Friday, November 13, 2009

Assad Pulls An Arafat On Peace Prospects With Israel (Updated)

Then again, maybe Bashar learned the trick from his father...

To know if Syria is serious about peace with Israel, all you have to do is check the news.
What could be simpler?

Today, according to Reuters, Syria is ready to roll:

Syria urges firm U.S. plan on Middle East peace

Syrian President Bashar al-Assad said that U.S. President Barack Obama should come up with a firm plan of action to renew peace talks between Syria and Israel.
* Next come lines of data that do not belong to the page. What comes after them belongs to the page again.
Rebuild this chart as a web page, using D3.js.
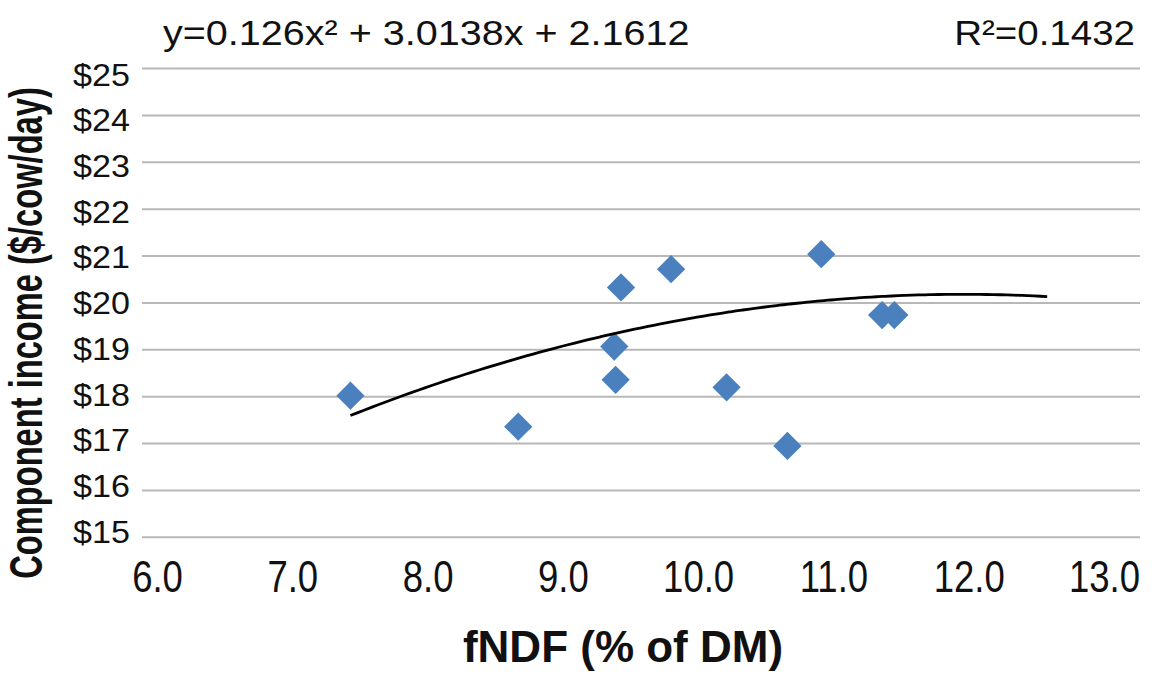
<!DOCTYPE html>
<html>
<head>
<meta charset="utf-8">
<script src="https://cdn.jsdelivr.net/npm/d3@7"></script>
<style>
  body { margin: 0; background: #fff; }
  svg { display: block; font-family: "Liberation Sans", Arial, sans-serif; }
</style>
</head>
<body>
<script>
'use strict';

// fNDF (% of DM) vs component income ($/cow/day)
const fndf   = [7.43, 8.67, 9.43, 9.38, 9.39, 9.80, 10.21, 10.91, 10.66, 11.36, 11.45];
const income = [18.02, 17.36, 20.33, 19.07, 18.36, 20.72, 18.20, 21.04, 16.95, 19.74, 19.74];

const xTicks = [6, 7, 8, 9, 10, 11, 12, 13];
const yTicks = [15, 16, 17, 18, 19, 20, 21, 22, 23, 24, 25];

// polynomial trendline as drawn (a, b, c) and how far it is forecast
const trendCoef = [-0.126, 3.0138, 2.1612];
const trendEnd = 12.6;

const eqLabel = 'y=0.126x² + 3.0138x + 2.1612';
const r2Label = 'R²=0.1432';
const xTitle = 'fNDF (% of DM)';
const yTitle = 'Component income ($/cow/day)';

(function() {
  const width = 1163, height = 674;
  const plotLeft = 142, plotRight = 1140;

  const svg = d3.select('body').append('svg')
    .attr('width', width)
    .attr('height', height);

  let x = d3.scaleLinear().domain([6, 13]).range([157, 1104]);
  let y = d3.scaleLinear().domain([15, 25]).range([537.3, 68.5]);
  // tick labels sit slightly off the gridlines in the original
  let yLab = d3.scaleLinear().domain([15, 25]).range([531, 74]);

  // gridlines
  svg.append('g')
    .selectAll('line')
    .data(yTicks)
    .enter()
    .append('line')
      .attr('x1', plotLeft)
      .attr('x2', plotRight)
      .attr('y1', (d) => y(d))
      .attr('y2', (d) => y(d))
      .attr('stroke', '#b8b8b8')
      .attr('stroke-width', 2);

  // axes
  let xAxis = svg.append('g')
    .attr('transform', 'translate(0, 537)')
    .call(d3.axisBottom(x).tickValues(xTicks).tickFormat(d3.format('.1f')).tickSize(0));
  xAxis.select('.domain').remove();
  xAxis.selectAll('text')
    .attr('y', 55)
    .attr('dy', 0)
    .attr('fill', '#111')
    .style('font-size', '44px')
    .attr('transform', 'scale(0.83,1)');

  let yAxis = svg.append('g')
    .attr('transform', 'translate(130, 0)')
    .call(d3.axisLeft(yLab).tickValues(yTicks).tickFormat((d) => '$' + d).tickSize(0));
  yAxis.select('.domain').remove();
  yAxis.selectAll('text')
    .attr('x', 0)
    .attr('dy', '0.36em')
    .attr('fill', '#111')
    .style('font-size', '31px')
    .attr('transform', 'scale(1.1,1)');

  // trendline
  let trendX = d3.range(d3.min(fndf), trendEnd + 0.001, 0.05);
  let poly = (v) => trendCoef[0] * v * v + trendCoef[1] * v + trendCoef[2];
  let line = d3.line()
    .x((d) => x(d))
    .y((d) => y(poly(d)))
    .curve(d3.curveMonotoneX);

  // points
  let pts = fndf.map((v, i) => ({ x: v, y: income[i] }));
  svg.append('g')
    .selectAll('path')
    .data(pts)
    .enter()
    .append('path')
      .attr('d', d3.symbol().type(d3.symbolSquare).size(400))
      .attr('transform', (d) => 'translate(' + x(d.x) + ',' + y(d.y) + ') rotate(45)')
      .attr('fill', '#4a80bd');

  svg.append('path')
    .datum(trendX)
    .attr('fill', 'none')
    .attr('stroke', '#000')
    .attr('stroke-width', 2.8)
    .attr('d', line);

  // equation and R²
  svg.append('text')
    .attr('transform', 'translate(163, 45) scale(1.13,1)')
    .style('font-size', '35px')
    .attr('fill', '#111')
    .text(eqLabel);

  svg.append('text')
    .attr('transform', 'translate(1135, 45) scale(1.1,1)')
    .attr('text-anchor', 'end')
    .style('font-size', '35px')
    .attr('fill', '#111')
    .text(r2Label);

  // axis titles
  svg.append('text')
    .attr('transform', 'translate(623, 662)')
    .attr('text-anchor', 'middle')
    .style('font-size', '44px')
    .style('font-weight', 'bold')
    .attr('fill', '#111')
    .text(xTitle);

  svg.append('text')
    .attr('transform', 'translate(42, 333) rotate(-90) scale(0.71,1)')
    .attr('text-anchor', 'middle')
    .style('font-size', '46px')
    .style('font-weight', 'bold')
    .attr('fill', '#111')
    .text(yTitle);
})();
</script>
</body>
</html>
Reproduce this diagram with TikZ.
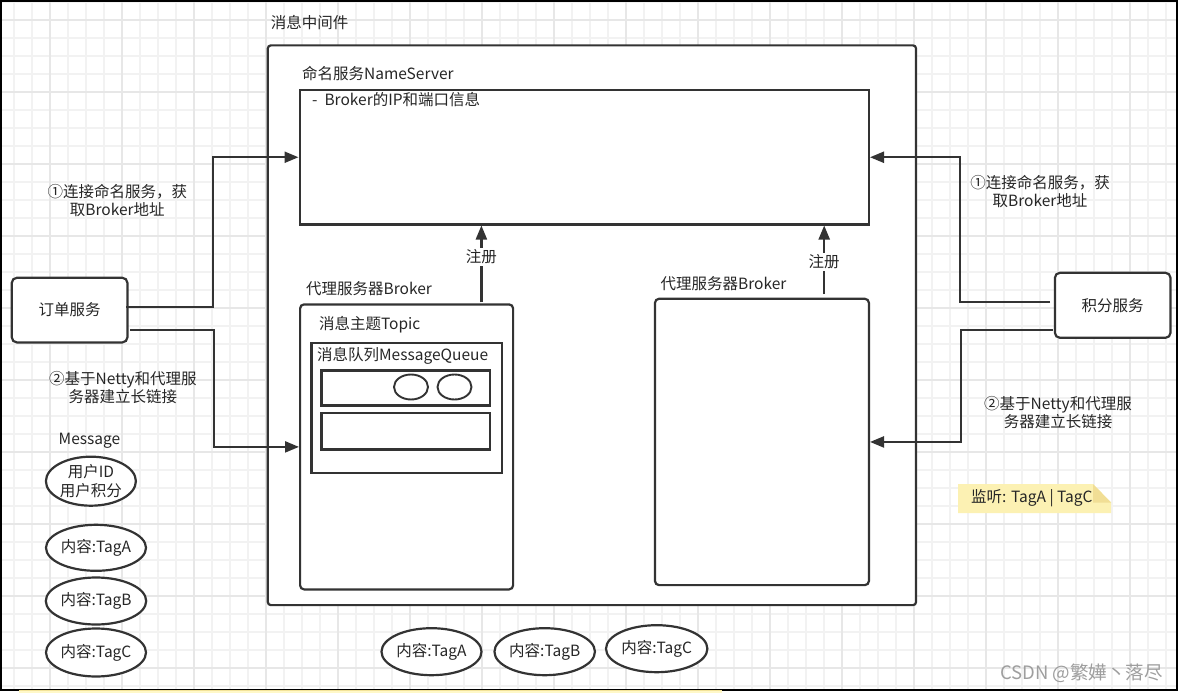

In an interview with French daily Le Figaro published on Friday, Assad said the dialogue initiated by Obama's administration had not gone "beyond an exchange of views."

Ditto Israel:

PM tries to jump-start talks with Syria

Opening up hope for some sudden progress on the Syrian front, Prime Minister Binyamin Netanyahu sent a verbal message to Syria on Wednesday, when he told French President Nicolas Sarkozy he would be happy to resume peace talks with Syria anytime, anywhere and without preconditions, a government source said.

The two leaders spoke at the Elysée Palace in Paris, the day before Syrian President Bashar Assad is expected to hold his own meeting in Paris with Sarkozy.

What could go wrong?
How about checking out what Assad says to his own people

Mideast radicals fill space left by peace impasse

"It would be wrong to think that peace will come through negotiating. It will come through resistance," Syrian President Bashar Assad said in a speech Wednesday - a sharp shift in tone for a head of state who, just a year ago, was in indirect peace talks with neighboring Israel and who has tried to warm ties with the U.S.

Which version of Syria's readiness for peace will we hear from Obama and Clinton?

UPDATE: Michael Totten notes the difference between Netanyahu and Assad in the search for peace:

There's a difference, though, between what Israel and Syria are up to right now. Unlike Netanyahu, Assad can get himself into trouble by talking about peace with the "Zionist Entity." When it looked like the elder Hafez Assad might sign a peace treaty with Israel in the 1990s, a prominent military officer warned him of the consequences. "What are you doing?" he said, according to an account by Lebanon's Druze leader Walid Jumblatt. "We will be lost if you make peace. We will be accused of treason.'"

So in the very same statement where he announced unconditional peace talks, Assad reassured his regional and domestic audience: "Resistance forms the core of our policy," he said, "both in the past and in the future."